Did you miss me? I don't generally vanish for so long on ActiveRain. But if you have connected with me on Facebook then perhaps you knew I had a death in my family and have been away for a while.
And at that family funeral I experienced something very overwhelming hard and beautiful at the same time. It was the kind of thing that would have made a really beautiful photograph, but in that moment I had so much sadness in my heart and so many tears in my eyes and it seemed wrong to snap a photo. But I believe that I can make you see and feel the beauty in what I saw. My family had left the funeral home where stories had been shared about the hard worker and good man that my Uncle Harry was by his family and is co-workers. We'd driven an hour to a National Veterans cemetery where he was to be laid to rest.

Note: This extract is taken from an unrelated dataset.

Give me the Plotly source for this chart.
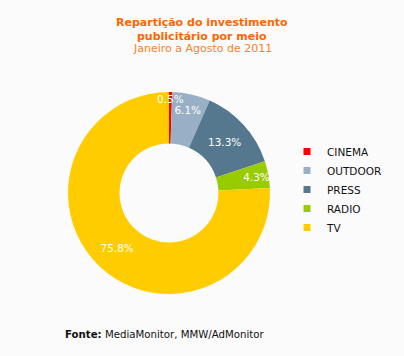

He served his country in the Navy back in the 60s as did my own father. The ceremony was so moving.
Standing as taps was played and the American flag that draped his coffin was carefully removed and folded. Only being touched by gloved hands. His 4 sons were all there in the front, two seated by their mother, my uncles wife and two standing on either side. Matt, the oldest and Spencer who, also joined the Navy and is still actively serving our great nation. Spencer stood in uniform. He had made the comment that he wasn't sure his father ever saw him in his dress blues in person. He stood saluting. I was not emotionally prepared... but when the flag was folded the thirteen times it was as traditionally passed back and forth between the two who had folded it and then to my surprise it was not directly presented to my Aunt Marsha, but to my cousin.
Spencer then bowed before Marsha and spoke these words: "On behalf of the President of the United States, the United States Navy, and a grateful Nation, please accept this flag as a symbol of our appreciation for your loved one's honorable and faithful service."
It's a memory, that while I do not have photographs, that will remain with me for all of my days. Can you see it? Can you see a son taking the flag that just draped his father's coffin and handing to his widow? Tugs at the heart. It took me a few days to be ready to think about anything else.